- [Directions] Each line of the listing must be transcribed exactly, except for the images, which should be excluded.

- [Data extract]
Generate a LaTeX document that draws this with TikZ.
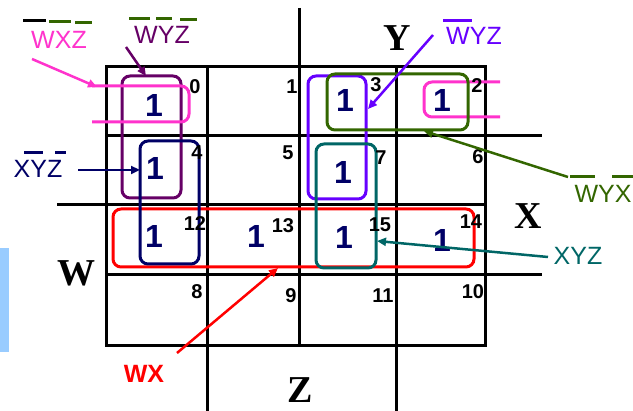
\documentclass[tikz,border=0pt]{standalone}
\usepackage{fontspec}
\setmainfont{Liberation Sans}
\newfontfamily\serifb{Liberation Serif}
\usetikzlibrary{arrows.meta}
\definecolor{pinkc}{HTML}{FF33CC}
\definecolor{purplec}{HTML}{660066}
\definecolor{navyc}{HTML}{000066}
\definecolor{violetc}{HTML}{6600FF}
\definecolor{greenc}{HTML}{336600}
\definecolor{tealc}{HTML}{006666}
\definecolor{redc}{HTML}{FF0000}
\definecolor{lightbluec}{HTML}{99CCFF}
\begin{document}
\begin{tikzpicture}[x=1pt,y=-1pt,
  gridline/.style={line width=3pt, black},
  loopbox/.style={rectangle, rounded corners=8pt, line width=3pt, inner sep=0pt},
  one/.style={font=\fontsize{32}{32}\selectfont\bfseries, text=navyc, inner sep=0pt},
  cellnum/.style={font=\fontsize{20}{20}\selectfont\bfseries, inner sep=0pt},
  axislbl/.style={font=\serifb\fontsize{38}{38}\selectfont\bfseries, inner sep=0pt},
  lbl/.style={font=\fontsize{25}{25}\selectfont, inner sep=0pt},
  bar/.style={line width=3pt},
  arr/.style={line width=2.5pt, -{Triangle[length=9pt,width=8pt]}}
]
\useasboundingbox (0,0) rectangle (633,411);
% side bar
\fill[lightbluec] (0,248) rectangle (9,352);
% grid
\draw[gridline] (106,67) rectangle (485,346);
\draw[gridline] (299,8) -- (299,346);
\draw[gridline] (207,67) -- (207,411);
\draw[gridline] (396,67) -- (396,411);
\draw[gridline] (106,136) -- (542,136);
\draw[gridline] (106,275) -- (542,275);
\draw[gridline] (57,205) -- (485,205);
% axis letters
\node[axislbl] (labY) at (397,38) {Y};
\node[axislbl] (labX) at (528,216) {X};
\node[axislbl] (labW) at (76,273) {W};
\node[axislbl] (labZ) at (300,390) {Z};
% loops
\node[loopbox, draw=redc, minimum width=361pt, minimum height=58pt] (lred) at (293.5,238) {};
\node[loopbox, draw=purplec, minimum width=59pt, minimum height=122pt] (lpurple) at (151.5,137) {};
\draw[pinkc, line width=3pt, rounded corners=8pt] (92,86) -| (189,122) -- (92,122);
\draw[pinkc, line width=3pt, rounded corners=8pt] (500,82) -| (424,117) -- (500,117);
\node[loopbox, draw=navyc, minimum width=59pt, minimum height=123pt] (lnavy) at (169.5,202.5) {};
\node[loopbox, draw=violetc, minimum width=58pt, minimum height=123pt] (lviolet) at (337,137.5) {};
\node[loopbox, draw=greenc, minimum width=141pt, minimum height=56pt] (lgreen) at (397.5,102) {};
\node[loopbox, draw=tealc, minimum width=60pt, minimum height=124pt] (lteal) at (346,206) {};
% cell numbers
\node[cellnum] (n0) at (195,87) {0};
\node[cellnum] (n1) at (292,87) {1};
\node[cellnum] (n3) at (376,85) {3};
\node[cellnum] (n2) at (477,86) {2};
\node[cellnum] (n4) at (197,153) {4};
\node[cellnum] (n5) at (288,153) {5};
\node[cellnum] (n7) at (381,158) {7};
\node[cellnum] (n6) at (478,157) {6};
\node[cellnum] (n12) at (195,224) {12};
\node[cellnum] (n13) at (283,226) {13};
\node[cellnum] (n15) at (380,225) {15};
\node[cellnum] (n14) at (471,222) {14};
\node[cellnum] (n8) at (197,292) {8};
\node[cellnum] (n9) at (291,296) {9};
\node[cellnum] (n11) at (383,296) {11};
\node[cellnum] (n10) at (473,292) {10};
% ones
\node[one] (o0) at (154,105) {1};
\node[one] (o3) at (345,100) {1};
\node[one] (o2) at (442,100) {1};
\node[one] (o4) at (155,168) {1};
\node[one] (o7) at (343,172) {1};
\node[one] (o12) at (154,236) {1};
\node[one] (o13) at (256,236) {1};
\node[one] (o15) at (344,237) {1};
\node[one] (o14) at (442,240) {1};
% labels
\node[lbl, text=pinkc] (tWXZ) at (59,40) {WXZ};
\draw[bar, black] (23,21) -- (46,21);
\draw[bar, greenc] (49,22) -- (71,22);
\draw[bar, greenc] (75,23) -- (92,23);
\node[lbl, text=purplec] (tWYZa) at (162,35) {WYZ};
\draw[bar, greenc] (129,19) -- (150,19);
\draw[bar, greenc] (156,19) -- (172,19);
\draw[bar, greenc] (180,20) -- (197,20);
\node[lbl, text=violetc] (tWYZb) at (474,36) {WYZ};
\draw[bar, violetc] (443,21) -- (472,21);
\node[lbl, text=navyc] (tXYZa) at (38,169) {XYZ};
\draw[bar, navyc] (24,153) -- (43,153);
\draw[bar, navyc] (55,153) -- (66,153);
\node[lbl, text=greenc] (tWYX) at (603,194) {WYX};
\draw[bar, greenc] (570,177) -- (595,177);
\draw[bar, greenc] (612,177) -- (633,177);
\node[lbl, text=tealc] (tXYZb) at (578,256) {XYZ};
\node[lbl, text=redc, font=\fontsize{25}{25}\selectfont\bfseries] (tWX) at (144,374) {WX};
% arrow coordinates
\coordinate (pinkS) at (32,59);
\coordinate (pinkT) at (97,87);
\coordinate (purpS) at (126,47);
\coordinate (purpT) at (146,76);
\coordinate (violS) at (433,35);
\coordinate (violT) at (368,109);
\coordinate (navyS) at (78,170);
\coordinate (navyT) at (140,170);
\coordinate (grnS) at (568,177);
\coordinate (grnT) at (424,131);
\coordinate (tealS) at (548,257);
\coordinate (tealT) at (377,241);
\coordinate (redS) at (177,353);
\coordinate (redT) at (278,268);
% arrows
\draw[arr, pinkc] (pinkS) -- (pinkT);
\draw[arr, purplec] (purpS) -- (purpT);
\draw[arr, violetc] (violS) -- (violT);
\draw[arr, navyc] (navyS) -- (navyT);
\draw[arr, greenc] (grnS) -- (grnT);
\draw[arr, tealc] (tealS) -- (tealT);
\draw[arr, redc] (redS) -- (redT);
\end{tikzpicture}
\end{document}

- [Completed exercise]
Generate a LaTeX document that draws this with TikZ.
\documentclass[tikz,border=0pt]{standalone}
\usepackage{fontspec}
\setmainfont{Liberation Sans}
\newfontfamily\serifb{Liberation Serif}
\usetikzlibrary{arrows.meta}
\definecolor{pinkc}{HTML}{FF33CC}
\definecolor{purplec}{HTML}{660066}
\definecolor{navyc}{HTML}{000066}
\definecolor{violetc}{HTML}{6600FF}
\definecolor{greenc}{HTML}{336600}
\definecolor{tealc}{HTML}{006666}
\definecolor{redc}{HTML}{FF0000}
\definecolor{lightbluec}{HTML}{99CCFF}
\begin{document}
\begin{tikzpicture}[x=1pt,y=-1pt,
  gridline/.style={line width=3pt, black},
  loopbox/.style={rectangle, rounded corners=8pt, line width=3pt, inner sep=0pt},
  one/.style={font=\fontsize{32}{32}\selectfont\bfseries, text=navyc, inner sep=0pt},
  cellnum/.style={font=\fontsize{20}{20}\selectfont\bfseries, inner sep=0pt},
  axislbl/.style={font=\serifb\fontsize{38}{38}\selectfont\bfseries, inner sep=0pt},
  lbl/.style={font=\fontsize{25}{25}\selectfont, inner sep=0pt},
  bar/.style={line width=3pt},
  arr/.style={line width=2.5pt, -{Triangle[length=9pt,width=8pt]}}
]
\useasboundingbox (0,0) rectangle (633,411);
% side bar
\fill[lightbluec] (0,248) rectangle (9,352);
% grid
\draw[gridline] (106,67) rectangle (485,346);
\draw[gridline] (299,8) -- (299,346);
\draw[gridline] (207,67) -- (207,411);
\draw[gridline] (396,67) -- (396,411);
\draw[gridline] (106,136) -- (542,136);
\draw[gridline] (106,275) -- (542,275);
\draw[gridline] (57,205) -- (485,205);
% axis letters
\node[axislbl] (labY) at (397,38) {Y};
\node[axislbl] (labX) at (528,216) {X};
\node[axislbl] (labW) at (76,273) {W};
\node[axislbl] (labZ) at (300,390) {Z};
% loops
\node[loopbox, draw=redc, minimum width=361pt, minimum height=58pt] (lred) at (293.5,238) {};
\node[loopbox, draw=purplec, minimum width=59pt, minimum height=122pt] (lpurple) at (151.5,137) {};
\draw[pinkc, line width=3pt, rounded corners=8pt] (92,86) -| (189,122) -- (92,122);
\draw[pinkc, line width=3pt, rounded corners=8pt] (500,82) -| (424,117) -- (500,117);
\node[loopbox, draw=navyc, minimum width=59pt, minimum height=123pt] (lnavy) at (169.5,202.5) {};
\node[loopbox, draw=violetc, minimum width=58pt, minimum height=123pt] (lviolet) at (337,137.5) {};
\node[loopbox, draw=greenc, minimum width=141pt, minimum height=56pt] (lgreen) at (397.5,102) {};
\node[loopbox, draw=tealc, minimum width=60pt, minimum height=124pt] (lteal) at (346,206) {};
% cell numbers
\node[cellnum] (n0) at (195,87) {0};
\node[cellnum] (n1) at (292,87) {1};
\node[cellnum] (n3) at (376,85) {3};
\node[cellnum] (n2) at (477,86) {2};
\node[cellnum] (n4) at (197,153) {4};
\node[cellnum] (n5) at (288,153) {5};
\node[cellnum] (n7) at (381,158) {7};
\node[cellnum] (n6) at (478,157) {6};
\node[cellnum] (n12) at (195,224) {12};
\node[cellnum] (n13) at (283,226) {13};
\node[cellnum] (n15) at (380,225) {15};
\node[cellnum] (n14) at (471,222) {14};
\node[cellnum] (n8) at (197,292) {8};
\node[cellnum] (n9) at (291,296) {9};
\node[cellnum] (n11) at (383,296) {11};
\node[cellnum] (n10) at (473,292) {10};
% ones
\node[one] (o0) at (154,105) {1};
\node[one] (o3) at (345,100) {1};
\node[one] (o2) at (442,100) {1};
\node[one] (o4) at (155,168) {1};
\node[one] (o7) at (343,172) {1};
\node[one] (o12) at (154,236) {1};
\node[one] (o13) at (256,236) {1};
\node[one] (o15) at (344,237) {1};
\node[one] (o14) at (442,240) {1};
% labels
\node[lbl, text=pinkc] (tWXZ) at (59,40) {WXZ};
\draw[bar, black] (23,21) -- (46,21);
\draw[bar, greenc] (49,22) -- (71,22);
\draw[bar, greenc] (75,23) -- (92,23);
\node[lbl, text=purplec] (tWYZa) at (162,35) {WYZ};
\draw[bar, greenc] (129,19) -- (150,19);
\draw[bar, greenc] (156,19) -- (172,19);
\draw[bar, greenc] (180,20) -- (197,20);
\node[lbl, text=violetc] (tWYZb) at (474,36) {WYZ};
\draw[bar, violetc] (443,21) -- (472,21);
\node[lbl, text=navyc] (tXYZa) at (38,169) {XYZ};
\draw[bar, navyc] (24,153) -- (43,153);
\draw[bar, navyc] (55,153) -- (66,153);
\node[lbl, text=greenc] (tWYX) at (603,194) {WYX};
\draw[bar, greenc] (570,177) -- (595,177);
\draw[bar, greenc] (612,177) -- (633,177);
\node[lbl, text=tealc] (tXYZb) at (578,256) {XYZ};
\node[lbl, text=redc, font=\fontsize{25}{25}\selectfont\bfseries] (tWX) at (144,374) {WX};
% arrow coordinates
\coordinate (pinkS) at (32,59);
\coordinate (pinkT) at (97,87);
\coordinate (purpS) at (126,47);
\coordinate (purpT) at (146,76);
\coordinate (violS) at (433,35);
\coordinate (violT) at (368,109);
\coordinate (navyS) at (78,170);
\coordinate (navyT) at (140,170);
\coordinate (grnS) at (568,177);
\coordinate (grnT) at (424,131);
\coordinate (tealS) at (548,257);
\coordinate (tealT) at (377,241);
\coordinate (redS) at (177,353);
\coordinate (redT) at (278,268);
% arrows
\draw[arr, pinkc] (pinkS) -- (pinkT);
\draw[arr, purplec] (purpS) -- (purpT);
\draw[arr, violetc] (violS) -- (violT);
\draw[arr, navyc] (navyS) -- (navyT);
\draw[arr, greenc] (grnS) -- (grnT);
\draw[arr, tealc] (tealS) -- (tealT);
\draw[arr, redc] (redS) -- (redT);
\end{tikzpicture}
\end{document}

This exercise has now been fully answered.